Giving feedback is easy. Giving feedback that actually lands — that the other person can hear, process, and use — is a skill. Most feedback fails not because it’s wrong, but because it’s delivered in a way that triggers defence rather than reflection.

Why feedback fails

When someone receives feedback, their brain faces a choice: treat it as information (useful, process it) or treat it as a threat (dangerous, defend against it). Most poorly delivered feedback triggers the threat response.

It’s too vague. “You need to be more professional” gives nothing to work with. What specific behaviour? In which context? The vaguer the feedback, the more the person fills in the blanks with their worst fears.

It’s about identity, not behaviour. “You’re disorganised” attacks who they are. “The last three reports were submitted after the deadline” describes what happened. The second gives them something to change; the first makes them feel helpless.

It’s public. Feedback delivered in front of others adds shame to the equation. Shame shuts down learning. Always give critical feedback privately.

It comes with judgement. There’s a difference between “I noticed X and here’s the impact” and “I can’t believe you did X.” The first is neutral observation. The second is evaluation — and evaluation feels like a verdict.

Descriptive vs. evaluative

This is the core distinction that separates feedback people can hear from feedback they reject:

Evaluative feedback passes judgement: “That presentation was terrible.” “You’re not a team player.” “Your work is sloppy.”

Descriptive feedback observes specifics: “The slides had several data errors.” “In the last three meetings, you presented your ideas without asking for input from others.” “The report had formatting inconsistencies on pages 4 and 7.”

Descriptive feedback works because:

  • It’s harder to argue with facts than opinions.
  • It gives specific targets for improvement.
  • It doesn’t attack identity, so defences stay down.
  • It respects the other person’s ability to draw their own conclusions.

The feedback framework

1. Ask permission (when appropriate). “Can I share some observations about the project?” This signals respect and gives the other person a moment to prepare mentally. In formal settings (performance reviews, manager-to-report), this isn’t always necessary — but it still helps.

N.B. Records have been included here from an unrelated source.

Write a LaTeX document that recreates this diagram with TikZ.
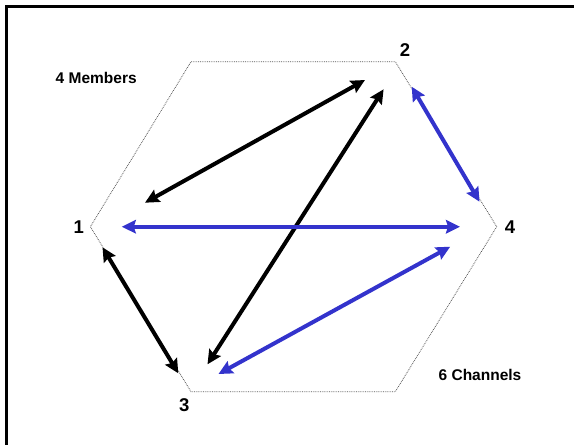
\documentclass[tikz,border=0pt]{standalone}
\usepackage{fontspec}
\setmainfont{Liberation Sans}
\usetikzlibrary{arrows.meta}
\definecolor{ink}{HTML}{000000}
\definecolor{chan}{HTML}{3333CC}
\definecolor{rim}{HTML}{555555}

\begin{document}
\begin{tikzpicture}[x=1pt,y=-1pt,>={Stealth[length=14pt,width=13.5pt,inset=2pt]},
 member/.style={font=\bfseries\fontsize{18.5}{20}\selectfont,inner sep=0pt,anchor=base},
 note/.style={font=\bfseries\fontsize{15.5}{18}\selectfont,inner sep=0pt,anchor=base},
 link/.style={<->,line width=4pt,color=ink},
 bluelink/.style={<->,line width=4pt,color=chan},
 outline/.style={draw=rim,densely dotted,line width=0.8pt}]
\useasboundingbox (0,0) rectangle (574,445);
\draw[line width=2.5pt] (6.7,6.5) rectangle (590,460);
% hexagon
\draw[outline] (191,61.7) -- (395.3,61.7) -- (496.7,226.7) -- (395.3,391.7)
 -- (191,391.7) -- (90.4,226.7) -- cycle;
% members and notes
\node[member] (m1) at (78.8,233.3) {1};
\node[member] (m2) at (405,56.7) {2};
\node[member] (m3) at (184.3,411.7) {3};
\node[member] (m4) at (510,233.3) {4};
\node[note] (members) at (96.2,83.3) {4 Members};
\node[note] (channels) at (480,380) {6 Channels};
% channel ends
\coordinate (c12a) at (145,202.7);
\coordinate (c12b) at (365,80);
\coordinate (c23a) at (383.6,89.3);
\coordinate (c23b) at (207.5,364.3);
\coordinate (c13a) at (102.5,247.3);
\coordinate (c13b) at (178.3,373.3);
\coordinate (c14a) at (121.8,226.7);
\coordinate (c14b) at (460,226.7);
\coordinate (c24a) at (411.7,86.7);
\coordinate (c24b) at (479.5,201.7);
\coordinate (c34a) at (218.5,374);
\coordinate (c34b) at (450.2,246.7);
% channels
\draw[link] (c12a)--(c12b);
\draw[link] (c23a)--(c23b);
\draw[link] (c13a)--(c13b);
\draw[bluelink] (c14a)--(c14b);
\draw[bluelink] (c24a)--(c24b);
\draw[bluelink] (c34a)--(c34b);
\end{tikzpicture}
\end{document}
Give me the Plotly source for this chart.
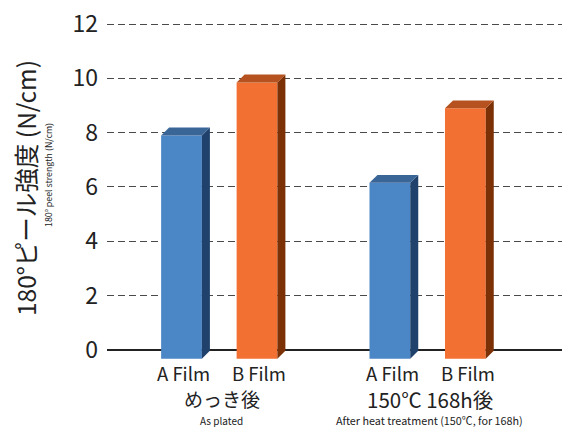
import plotly.graph_objects as go

# ---- data ----
groups = ["めっき後", "150℃ 168h後"]
group_sub = ["As plated", "After heat treatment (150℃, for 168h)"]
films = ["A Film", "B Film"]
values = {
    "A Film": [7.9, 6.15],
    "B Film": [9.85, 8.9],
}
y_ticks = [0, 2, 4, 6, 8, 10, 12]

# ---- style ----
front = {"A Film": "#4B86C6", "B Film": "#F37033"}
top_c = {"A Film": "#3A6597", "B Film": "#B5521F"}
side_c = {"A Film": "#1F416B", "B Film": "#7C3006"}
FONT = "Noto Sans CJK JP, Noto Sans, sans-serif"
TXT = "#222222"
group_font_size = [19, 20.5]
group_sub_size = [10, 10.8]

BASE = -0.33        # bars start slightly below the zero line
BAR_W = 0.54        # front face width (category units)
DX = 0.106          # 3D depth in x (category units)
DY = 0.29           # 3D depth in y (value units)
GROUP_STEP = 2.76   # distance between groups (category units)

W, H = 562, 427
ML, MR, MT, MB = 107, 0, 16, 61
Y_RANGE = [-0.6, 12.3]
X_RANGE = [-0.987, 5.04]

fig = go.Figure()

for fi, f in enumerate(films):
    xs = [g * GROUP_STEP + fi for g in range(len(groups))]
    vals = values[f]
    fig.add_trace(go.Bar(
        x=xs, y=[v - BASE for v in vals], base=BASE, width=BAR_W,
        marker=dict(color=front[f], line=dict(width=0)),
        hoverinfo="skip", showlegend=False,
    ))
    for x, v in zip(xs, vals):
        xl, xr = x - BAR_W / 2, x + BAR_W / 2
        # side face
        fig.add_trace(go.Scatter(
            x=[xr, xr + DX, xr + DX, xr, xr],
            y=[BASE, BASE + DY, v + DY, v, BASE],
            fill="toself", fillcolor=side_c[f], mode="lines",
            line=dict(width=0, color=side_c[f]), hoverinfo="skip", showlegend=False,
        ))
        # top face
        fig.add_trace(go.Scatter(
            x=[xl, xl + DX, xr + DX, xr, xl],
            y=[v, v + DY, v + DY, v, v],
            fill="toself", fillcolor=top_c[f], mode="lines",
            line=dict(width=0, color=top_c[f]), hoverinfo="skip", showlegend=False,
        ))

plot_h = H - MT - MB

def below(px):
    """yshift (px) relative to the bottom of the plot area for a label centred at page y=px"""
    return -(px - (H - MB))

annotations = []
# category labels
for g in range(len(groups)):
    for fi, f in enumerate(films):
        annotations.append(dict(
            x=g * GROUP_STEP + fi + 0.03, y=0, xref="x", yref="paper",
            text=f, showarrow=False, yanchor="middle", yshift=below(373),
            font=dict(family=FONT, size=18.5, color=TXT),
        ))
    cx = g * GROUP_STEP + 0.5 + 0.03
    annotations.append(dict(
        x=cx, y=0, xref="x", yref="paper", text=groups[g], showarrow=False,
        yanchor="middle", yshift=below(398.5), font=dict(family=FONT, size=group_font_size[g], color=TXT),
    ))
    annotations.append(dict(
        x=cx, y=0, xref="x", yref="paper", text=group_sub[g], showarrow=False,
        yanchor="middle", yshift=below(420), font=dict(family=FONT, size=group_sub_size[g], color=TXT),
    ))

# y axis titles
annotations.append(dict(
    x=0, y=0.5, xref="paper", yref="paper", xanchor="center", yanchor="middle",
    xshift=25 - ML, yshift=-((188 - MT) - plot_h / 2),
    text="180°ピール強度 (N/cm)", textangle=-90, showarrow=False,
    font=dict(family=FONT, size=24.5, color=TXT),
))
annotations.append(dict(
    x=0, y=0.5, xref="paper", yref="paper", xanchor="center", yanchor="middle",
    xshift=48 - ML, yshift=-((175 - MT) - plot_h / 2),
    text="180° peel strength (N/cm)", textangle=-90, showarrow=False,
    font=dict(family=FONT, size=8.8, color=TXT),
))

fig.update_layout(
    width=W, height=H, margin=dict(l=ML, r=MR, t=MT, b=MB, pad=0),
    paper_bgcolor="white", plot_bgcolor="white",
    barmode="overlay", annotations=annotations,
    xaxis=dict(range=X_RANGE, showgrid=False, zeroline=False, showticklabels=False,
               showline=False, fixedrange=True),
    yaxis=dict(range=Y_RANGE, tickvals=y_ticks, ticktext=[str(t) for t in y_ticks],
               showgrid=True, gridcolor="#4a4a4a", gridwidth=1, griddash="7px,4px",
               zeroline=True, zerolinecolor="#222222", zerolinewidth=1.6,
               showline=False, ticks="", ticklabelstandoff=8,
               tickfont=dict(family=FONT, size=23, color=TXT)),
)

fig.write_html("out.html")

2. Describe the behaviour. What you observed, specifically. Facts only, no interpretation. “In yesterday’s client call, you interrupted the client three times during their explanation.”

3. Share the impact. What happened as a result. “The client seemed frustrated and cut the call short. I’m concerned we may lose the account.” Impact makes the feedback relevant — it answers “why does this matter?”

4. Invite their perspective. “How do you see it?” They might have context you don’t. They might already be aware. They might disagree — and that’s a conversation worth having.

5. Collaborate on next steps. “What could we try differently next time?” This turns feedback from judgement into problem-solving. You’re on the same side.

Context matters

Timing. Don’t give feedback when either of you is emotional, rushed, or distracted. The best feedback is given soon after the event (while it’s fresh) but not in the heat of the moment.

Ratio. If the only time you give someone feedback is when something’s wrong, they’ll associate you with criticism. Make a habit of noting what works, too — not as a manipulative “sandwich” technique, but as genuine recognition.

Relationship. Feedback from someone you trust lands differently from feedback from someone you don’t. If the relationship is new or strained, invest in trust before expecting critical feedback to be well-received.

Culture. Different workplace and family cultures have different norms around directness. What reads as honest in one context reads as harsh in another. Adjust your delivery without diluting your message.


The goal of feedback isn’t to be right. It’s to be useful. If you’re right but the other person can’t hear you, nothing changes. If you deliver the same information in a way they can process, everything can change. The art isn’t in what you notice — it’s in how you share it.